Softmax#

In this chapter, we will look a little bit at the theory behind neural networks. The relation between the learning of networks and probability distributions.

import numpy as np
import matplotlib.pyplot as plt

Likelihood#

Neural networks model probability distributions: \(P(y_i | \theta)\). This function calculates the probability to sample y given the parameters \(\theta\).

If you want to sample independent values from this distribution, e.g. calculate outputs using the network, we get \( P(y_0, y_1, ... | \theta) = \prod_i P(y_i|\theta)\).

In a neural network the \(\theta\) is represented by the weights. Improving the weights improves the model. This is called the Likelihood: \(L(y_0, y_1, .. | \theta) = P(y_0, y_1, .. | \theta)\).

Thus, the goal is to find the best parameters (weights) to achieve the best Likelihood:

\[\hat{\theta}^{MLE}=\underset{\theta}{\operatorname{argmax}} L(y_0, y_1, ..|\theta) \]

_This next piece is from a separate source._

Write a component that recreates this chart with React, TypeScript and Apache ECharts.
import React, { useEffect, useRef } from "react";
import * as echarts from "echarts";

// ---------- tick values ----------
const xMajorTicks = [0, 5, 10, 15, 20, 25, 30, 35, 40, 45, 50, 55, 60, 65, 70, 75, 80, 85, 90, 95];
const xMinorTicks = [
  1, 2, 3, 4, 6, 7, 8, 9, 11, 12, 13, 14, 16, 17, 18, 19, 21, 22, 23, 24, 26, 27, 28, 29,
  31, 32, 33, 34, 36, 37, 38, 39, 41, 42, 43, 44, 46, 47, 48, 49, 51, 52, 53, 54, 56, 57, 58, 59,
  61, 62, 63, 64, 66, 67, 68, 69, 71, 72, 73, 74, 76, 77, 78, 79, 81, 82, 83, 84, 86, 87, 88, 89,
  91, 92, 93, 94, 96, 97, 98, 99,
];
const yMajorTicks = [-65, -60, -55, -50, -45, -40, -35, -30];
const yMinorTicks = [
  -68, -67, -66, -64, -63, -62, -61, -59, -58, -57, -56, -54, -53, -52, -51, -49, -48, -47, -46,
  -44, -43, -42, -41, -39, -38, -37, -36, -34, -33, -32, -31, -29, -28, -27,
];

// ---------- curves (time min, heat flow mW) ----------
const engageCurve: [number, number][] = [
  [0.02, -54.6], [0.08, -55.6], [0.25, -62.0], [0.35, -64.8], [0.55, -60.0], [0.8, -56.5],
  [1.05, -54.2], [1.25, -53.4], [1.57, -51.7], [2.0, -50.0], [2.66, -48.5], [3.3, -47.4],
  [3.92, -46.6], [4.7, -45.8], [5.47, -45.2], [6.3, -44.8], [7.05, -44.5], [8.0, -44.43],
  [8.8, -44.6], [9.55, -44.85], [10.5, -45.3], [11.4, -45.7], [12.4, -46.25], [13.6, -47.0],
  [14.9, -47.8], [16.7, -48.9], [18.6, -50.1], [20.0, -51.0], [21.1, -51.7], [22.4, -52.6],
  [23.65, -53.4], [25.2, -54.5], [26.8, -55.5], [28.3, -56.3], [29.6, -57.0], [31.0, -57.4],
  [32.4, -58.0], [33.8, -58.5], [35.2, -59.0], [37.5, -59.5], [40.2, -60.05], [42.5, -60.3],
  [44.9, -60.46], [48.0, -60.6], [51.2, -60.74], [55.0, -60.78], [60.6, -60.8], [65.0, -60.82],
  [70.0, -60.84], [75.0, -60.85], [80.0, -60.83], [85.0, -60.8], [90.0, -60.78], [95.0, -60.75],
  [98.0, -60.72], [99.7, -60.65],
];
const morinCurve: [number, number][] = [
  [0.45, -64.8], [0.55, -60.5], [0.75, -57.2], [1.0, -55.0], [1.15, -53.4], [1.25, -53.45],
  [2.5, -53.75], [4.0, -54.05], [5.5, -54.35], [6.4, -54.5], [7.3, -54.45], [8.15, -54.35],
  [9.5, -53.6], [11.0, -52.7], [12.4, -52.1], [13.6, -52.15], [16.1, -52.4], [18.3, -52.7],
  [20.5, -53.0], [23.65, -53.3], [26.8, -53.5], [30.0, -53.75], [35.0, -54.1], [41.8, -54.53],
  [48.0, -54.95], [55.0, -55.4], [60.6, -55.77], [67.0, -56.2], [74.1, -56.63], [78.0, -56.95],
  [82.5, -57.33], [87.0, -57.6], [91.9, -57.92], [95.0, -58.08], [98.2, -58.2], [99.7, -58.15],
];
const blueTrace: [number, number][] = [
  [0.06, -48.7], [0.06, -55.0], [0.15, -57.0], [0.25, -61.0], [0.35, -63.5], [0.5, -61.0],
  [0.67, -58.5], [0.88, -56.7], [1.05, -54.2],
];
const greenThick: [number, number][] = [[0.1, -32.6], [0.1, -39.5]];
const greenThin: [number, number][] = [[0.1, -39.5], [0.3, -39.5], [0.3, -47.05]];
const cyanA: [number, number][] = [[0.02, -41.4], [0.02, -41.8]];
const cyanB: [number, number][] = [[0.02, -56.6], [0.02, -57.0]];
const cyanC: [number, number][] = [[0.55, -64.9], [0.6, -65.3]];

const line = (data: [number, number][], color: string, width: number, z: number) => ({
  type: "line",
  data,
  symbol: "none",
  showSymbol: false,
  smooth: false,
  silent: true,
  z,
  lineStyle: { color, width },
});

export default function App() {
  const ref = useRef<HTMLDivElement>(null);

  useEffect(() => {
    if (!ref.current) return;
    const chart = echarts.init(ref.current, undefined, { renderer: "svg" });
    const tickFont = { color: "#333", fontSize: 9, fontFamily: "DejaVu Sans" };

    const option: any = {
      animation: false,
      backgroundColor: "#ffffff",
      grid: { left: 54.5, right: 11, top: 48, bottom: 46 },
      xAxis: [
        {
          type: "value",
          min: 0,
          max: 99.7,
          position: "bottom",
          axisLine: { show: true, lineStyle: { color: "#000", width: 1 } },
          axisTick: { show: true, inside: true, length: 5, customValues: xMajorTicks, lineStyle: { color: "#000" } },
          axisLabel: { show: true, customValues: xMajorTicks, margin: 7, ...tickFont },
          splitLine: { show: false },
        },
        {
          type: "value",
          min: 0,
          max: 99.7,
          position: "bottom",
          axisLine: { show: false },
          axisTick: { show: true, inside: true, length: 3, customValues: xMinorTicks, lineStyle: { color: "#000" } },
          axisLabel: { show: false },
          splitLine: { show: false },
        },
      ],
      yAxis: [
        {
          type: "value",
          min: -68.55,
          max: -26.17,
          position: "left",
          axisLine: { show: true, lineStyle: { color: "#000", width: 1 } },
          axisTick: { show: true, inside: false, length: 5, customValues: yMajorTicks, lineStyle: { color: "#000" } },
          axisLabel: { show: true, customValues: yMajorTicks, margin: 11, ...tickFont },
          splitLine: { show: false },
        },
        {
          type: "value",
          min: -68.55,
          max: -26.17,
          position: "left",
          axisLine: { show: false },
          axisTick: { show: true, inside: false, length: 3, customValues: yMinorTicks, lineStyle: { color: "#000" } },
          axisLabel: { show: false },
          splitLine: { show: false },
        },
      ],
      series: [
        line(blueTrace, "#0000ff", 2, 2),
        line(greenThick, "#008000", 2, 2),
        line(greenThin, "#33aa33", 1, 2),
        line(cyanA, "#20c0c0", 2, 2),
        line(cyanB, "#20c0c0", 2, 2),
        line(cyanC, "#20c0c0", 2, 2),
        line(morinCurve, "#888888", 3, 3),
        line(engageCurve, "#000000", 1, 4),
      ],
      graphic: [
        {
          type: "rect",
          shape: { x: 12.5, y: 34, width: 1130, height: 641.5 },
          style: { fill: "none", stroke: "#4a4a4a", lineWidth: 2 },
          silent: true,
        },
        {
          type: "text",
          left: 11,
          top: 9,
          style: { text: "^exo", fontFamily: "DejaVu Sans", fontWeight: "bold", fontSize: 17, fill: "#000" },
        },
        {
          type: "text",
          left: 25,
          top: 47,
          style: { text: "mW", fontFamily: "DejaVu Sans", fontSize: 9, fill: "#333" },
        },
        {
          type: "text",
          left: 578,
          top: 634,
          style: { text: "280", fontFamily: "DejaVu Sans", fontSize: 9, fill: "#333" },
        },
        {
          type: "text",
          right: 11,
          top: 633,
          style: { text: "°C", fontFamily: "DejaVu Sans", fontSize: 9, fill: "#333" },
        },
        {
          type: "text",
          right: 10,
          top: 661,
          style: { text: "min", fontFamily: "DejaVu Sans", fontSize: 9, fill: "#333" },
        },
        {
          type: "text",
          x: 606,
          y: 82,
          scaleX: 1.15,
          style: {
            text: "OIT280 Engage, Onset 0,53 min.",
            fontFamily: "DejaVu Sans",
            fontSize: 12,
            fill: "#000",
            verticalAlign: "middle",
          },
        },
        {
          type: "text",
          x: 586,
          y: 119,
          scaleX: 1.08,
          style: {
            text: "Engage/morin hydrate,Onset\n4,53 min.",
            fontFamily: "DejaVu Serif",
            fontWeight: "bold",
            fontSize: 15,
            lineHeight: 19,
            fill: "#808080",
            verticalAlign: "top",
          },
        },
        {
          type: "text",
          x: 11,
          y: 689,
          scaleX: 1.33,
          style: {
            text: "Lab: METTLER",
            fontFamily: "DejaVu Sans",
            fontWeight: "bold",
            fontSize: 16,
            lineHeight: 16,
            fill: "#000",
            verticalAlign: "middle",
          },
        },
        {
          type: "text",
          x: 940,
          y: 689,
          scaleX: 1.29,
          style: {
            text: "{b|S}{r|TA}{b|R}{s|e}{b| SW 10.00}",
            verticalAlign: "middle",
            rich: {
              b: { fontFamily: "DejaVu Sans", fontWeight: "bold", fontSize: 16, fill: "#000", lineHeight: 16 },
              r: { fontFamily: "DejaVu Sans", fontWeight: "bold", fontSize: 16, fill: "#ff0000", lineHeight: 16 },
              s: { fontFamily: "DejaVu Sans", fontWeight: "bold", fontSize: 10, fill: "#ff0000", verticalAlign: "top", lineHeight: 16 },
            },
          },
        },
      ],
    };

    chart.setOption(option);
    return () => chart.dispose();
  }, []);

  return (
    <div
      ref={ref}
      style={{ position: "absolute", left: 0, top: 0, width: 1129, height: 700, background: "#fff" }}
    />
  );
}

Combine the equations and you receive:

\[ \hat{\theta}^{MLE}=\underset{\theta}{\operatorname{argmax}} \prod_i L(y_i|\theta)\]

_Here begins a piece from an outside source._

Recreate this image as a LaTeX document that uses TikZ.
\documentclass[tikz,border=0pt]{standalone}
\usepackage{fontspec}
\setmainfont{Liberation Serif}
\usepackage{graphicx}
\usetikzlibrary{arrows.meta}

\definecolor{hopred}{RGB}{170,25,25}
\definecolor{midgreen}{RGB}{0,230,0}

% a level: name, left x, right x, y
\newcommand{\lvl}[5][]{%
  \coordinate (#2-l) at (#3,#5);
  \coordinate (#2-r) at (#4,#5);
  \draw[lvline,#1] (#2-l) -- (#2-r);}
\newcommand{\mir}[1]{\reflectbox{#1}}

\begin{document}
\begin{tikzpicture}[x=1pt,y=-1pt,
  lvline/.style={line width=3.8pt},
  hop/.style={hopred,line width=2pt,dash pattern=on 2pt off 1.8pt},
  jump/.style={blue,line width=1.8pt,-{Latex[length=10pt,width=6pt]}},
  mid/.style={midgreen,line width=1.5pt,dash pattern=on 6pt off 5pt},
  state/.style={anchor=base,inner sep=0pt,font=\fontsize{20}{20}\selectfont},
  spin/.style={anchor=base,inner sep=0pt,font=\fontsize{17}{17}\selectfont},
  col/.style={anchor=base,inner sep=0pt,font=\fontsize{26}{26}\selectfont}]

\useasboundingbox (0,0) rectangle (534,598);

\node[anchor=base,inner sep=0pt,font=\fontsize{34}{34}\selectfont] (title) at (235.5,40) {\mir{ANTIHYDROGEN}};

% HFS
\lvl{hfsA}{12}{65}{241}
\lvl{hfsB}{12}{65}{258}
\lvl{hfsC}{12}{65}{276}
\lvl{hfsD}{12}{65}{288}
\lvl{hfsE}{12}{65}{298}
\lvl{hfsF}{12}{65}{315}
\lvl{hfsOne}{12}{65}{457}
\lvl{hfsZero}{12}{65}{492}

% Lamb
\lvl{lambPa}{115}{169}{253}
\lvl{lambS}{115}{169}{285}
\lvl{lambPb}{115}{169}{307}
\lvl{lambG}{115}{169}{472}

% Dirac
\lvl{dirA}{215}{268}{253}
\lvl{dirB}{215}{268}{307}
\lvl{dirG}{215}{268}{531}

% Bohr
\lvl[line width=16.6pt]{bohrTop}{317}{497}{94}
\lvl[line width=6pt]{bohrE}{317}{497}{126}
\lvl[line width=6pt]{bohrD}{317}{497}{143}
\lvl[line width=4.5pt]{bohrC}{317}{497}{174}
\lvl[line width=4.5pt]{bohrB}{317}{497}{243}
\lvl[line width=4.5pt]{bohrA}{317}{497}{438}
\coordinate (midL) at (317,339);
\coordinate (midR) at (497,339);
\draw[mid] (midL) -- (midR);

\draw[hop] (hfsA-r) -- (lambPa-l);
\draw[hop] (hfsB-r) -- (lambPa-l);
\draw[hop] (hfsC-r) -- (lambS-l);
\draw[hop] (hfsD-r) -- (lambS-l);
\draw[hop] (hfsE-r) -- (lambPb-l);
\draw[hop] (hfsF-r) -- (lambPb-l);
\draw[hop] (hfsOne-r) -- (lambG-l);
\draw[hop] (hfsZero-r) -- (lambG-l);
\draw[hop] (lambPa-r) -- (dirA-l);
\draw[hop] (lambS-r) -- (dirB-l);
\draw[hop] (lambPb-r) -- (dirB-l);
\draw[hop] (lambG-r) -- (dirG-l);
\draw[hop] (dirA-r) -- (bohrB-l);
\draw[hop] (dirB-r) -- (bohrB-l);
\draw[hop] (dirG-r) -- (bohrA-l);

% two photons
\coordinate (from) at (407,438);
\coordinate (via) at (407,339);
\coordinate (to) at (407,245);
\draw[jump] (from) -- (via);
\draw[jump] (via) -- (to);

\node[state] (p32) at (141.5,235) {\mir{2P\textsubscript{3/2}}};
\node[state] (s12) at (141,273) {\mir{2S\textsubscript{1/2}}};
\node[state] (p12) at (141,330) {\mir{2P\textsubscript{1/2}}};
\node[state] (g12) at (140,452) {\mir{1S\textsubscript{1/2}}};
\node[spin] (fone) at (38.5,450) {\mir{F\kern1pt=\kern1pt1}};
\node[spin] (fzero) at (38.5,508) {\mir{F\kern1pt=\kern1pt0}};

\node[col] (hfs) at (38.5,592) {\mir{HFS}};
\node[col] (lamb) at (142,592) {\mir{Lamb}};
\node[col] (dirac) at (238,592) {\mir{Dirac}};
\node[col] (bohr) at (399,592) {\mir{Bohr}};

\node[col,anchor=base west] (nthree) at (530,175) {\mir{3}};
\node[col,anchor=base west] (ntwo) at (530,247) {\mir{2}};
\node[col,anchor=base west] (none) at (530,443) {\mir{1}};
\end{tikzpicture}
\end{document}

Since multiplications are difficult to use, we rewrite the function to use sums:

\[ \hat{\theta}^{MLE}=\underset{\theta}{\operatorname{argmax}} \sum_i \operatorname{\log} L(y_i|\theta)\]

Training a neural network means increasing the maximum log-likelihood!

Negative Log-Likelihood#

If increasing the maximum log-likelihood is improving the network, so is decreasing the negative log-likelihood:

Usually, this is called the loss function. It is calculated, by summing the logarithms over the correct classes:

\[ NL(y_0, y_1, ..| \theta) = - \sum_i \operatorname{\log} L(y_i|\theta) \]

Example#

Softmax:

\[ S(y_i) = \frac{e^y_i}{\sum_{j=1}^n e^y_i}\]

Let’s assume our network has three classes: Boat, Dog and cat.

The network has 3 output neurons and calculates for an input image the following:

\[y_0 = 5\]
\[y_1 = 2\]
\[y_2 = 1\]

If we apply softmax to the output of the network, we get:

\[ S(y_0) = 0.93623955 \]
\[ S(y_1) = 0.04661262 \]
\[ S(y_2) = 0.01714783 \]

where \(\sum S(y) = 1\)

x = range(1,100)
plt.plot(-np.log(x))
[<matplotlib.lines.Line2D at 0x7fae84932610>]
_images/77a492a506075933655f82fde36b68aa422fc6a65b70e4e88c2e1881ccbabd82.png

If in our example above our random sample is a boat, we get:

\[ NL(S(y_0)) = -log(0.93623955) = 0.06.. \]

If it would be a dog, we get:

\[ NL(S(y_1)) = -log(0.04661262) = 3.06.. \]

Wrong prediction have a high error. Thus if we minimize this function, we gradually improve our model.